As if becalmed by his hallowed surroundings, there were times when Kyrgios's game had seemed to be short on its usual fire and fizz early on.

A host of Britain's greatest thespians were in the box to watch the craziest show in tennis, but this was a more studied, concentrated display by the Canberra showman, lit up by only the odd trick shot and rare underarm serve.

And when he did finally end up in a brief argument with the umpire over a line call in the final set, it did at least serve to fuel a late, unstoppable drive towards the last-eight as he played his best tennis of the match just when it seemed he might be struggling physically.

In the first set, he'd been taken aback by Nakashima's brilliant returning to suffer a set-losing break out of the blue at 5-4.

Alarm bells were ringing when he alerted the umpire he needed to see the doctor about his shoulder problem which had cropped up late in the first set.
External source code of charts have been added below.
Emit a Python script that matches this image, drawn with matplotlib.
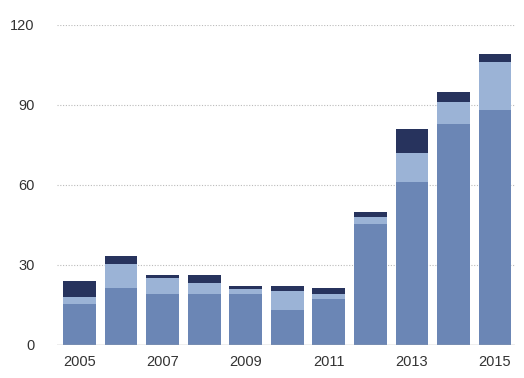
import matplotlib.pyplot as plt
import numpy as np

years = [2005, 2006, 2007, 2008, 2009, 2010, 2011, 2012, 2013, 2014, 2015]
base = [15.3, 21.3, 19.1, 19.1, 19.1, 13.1, 17.1, 45.4, 61, 83, 88]
middle = [2.8, 9.0, 6.1, 4.3, 2.0, 7.1, 2.0, 2.6, 11, 8, 18]
top = [6.0, 3.1, 1.1, 2.9, 1.0, 1.9, 2.2, 2.0, 9, 4, 3]
yticks = [0, 30, 60, 90, 120]
xlabels = [2005, 2007, 2009, 2011, 2013, 2015]

c_base = "#6b86b5"
c_mid = "#9bb3d6"
c_top = "#27335d"

plt.rcParams["font.family"] = ["Liberation Sans", "DejaVu Sans"]

fig = plt.figure(figsize=(5.24, 3.78), dpi=100)
ax = fig.add_axes([57 / 524, 1 - 345 / 378, (515 - 57) / 524, (345 - 25) / 378])

x = np.array(years)
b1 = np.array(base)
b2 = b1 + np.array(middle)
w = 0.79
ax.bar(x, base, width=w, color=c_base, zorder=2)
ax.bar(x, middle, width=w, bottom=b1, color=c_mid, zorder=2)
ax.bar(x, top, width=w, bottom=b2, color=c_top, zorder=2)

ax.set_xlim(2004.46, 2015.48)
ax.set_ylim(0, 120)
ax.set_yticks(yticks)
ax.set_xticks(xlabels)
for yv in yticks[1:]:
    ax.axhline(yv, color="#bbbbbb", lw=0.8, ls=(0, (1, 1.5)), zorder=1)
ax.axhline(0, color="#aaaaaa", lw=1.0, zorder=3)

for s in ax.spines.values():
    s.set_visible(False)
ax.tick_params(axis="both", length=0, labelsize=10.5, colors="#333333")
ax.tick_params(axis="y", pad=16)
ax.tick_params(axis="x", pad=7)

fig.savefig("out.png", dpi=100)
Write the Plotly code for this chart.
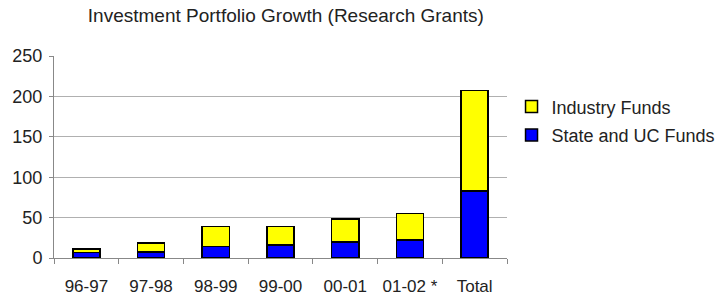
import plotly.graph_objects as go

categories = ["96-97", "97-98", "98-99", "99-00", "00-01", "01-02 *", "Total"]
state_uc = [7, 7.5, 14, 16, 20, 22, 83]
industry = [4, 11, 25, 23, 28, 33, 124]

fig = go.Figure()
fig.add_trace(go.Bar(x=categories, y=state_uc, name="State and UC Funds", legendgroup="b",
                     legendrank=2,
                     marker=dict(color="#0000ff", line=dict(color="#000000", width=1.5))))
fig.add_trace(go.Bar(x=categories, y=industry, name="Industry Funds", legendgroup="a",
                     legendrank=1,
                     marker=dict(color="#ffff00", line=dict(color="#000000", width=1.5))))

fig.update_layout(
    barmode="stack",
    bargap=0.58,
    width=726, height=299,
    margin=dict(l=54, r=219, t=56, b=41, autoexpand=False),
    paper_bgcolor="white", plot_bgcolor="white",
    font=dict(family="Liberation Sans, Arial, sans-serif", size=17, color="#222"),
    title=dict(text="Investment Portfolio Growth (Research Grants)", x=0.121, xanchor="left",
               y=0.947, yanchor="middle", font=dict(size=19, color="#222")),
    legend=dict(x=1.01, y=0.84, xanchor="left", yanchor="top", traceorder="grouped",
                font=dict(size=18), bgcolor="rgba(0,0,0,0)", tracegroupgap=2,
                itemwidth=30),
    showlegend=True,
)
fig.update_yaxes(range=[0, 250], tickvals=[0, 50, 100, 150, 200, 250],
                 showgrid=True, gridcolor="#b0b0b0", gridwidth=1,
                 showline=True, linecolor="#888", linewidth=1, automargin=False,
                 tickfont=dict(size=18), ticklabelstandoff=3,
                 ticks="outside", ticklen=4, tickcolor="#888", zeroline=False)
fig.update_xaxes(type="category", showline=True, linecolor="#888", linewidth=1,
                 tickangle=0, automargin=False, tickfont=dict(size=17),
                 ticklabelstandoff=13,
                 ticks="outside", tickson="boundaries", ticklen=5, tickcolor="#888")

fig.write_html("out.html", config={"displayModeBar": False},
               post_script="document.body.style.margin='0';")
Instead, Nakashima chucked in a terrible game with two double faults to give Kyrgios an early break and, after receiving treatment, he held serve comfortably to level the match.

In the pivotal third set, Kyrgios needed two more sessions of treatment from the physio to neck and shoulder but while he had evident problems hitting though the ball on his backhand, his serve - featuring 35 aces - invariably came to the rescue.

Nakashima, seeking to become the youngest American man since Andy Roddick in 2003 to reach the quarters, wasn't finished but Kyrgios raised his game thrillingly in the decider.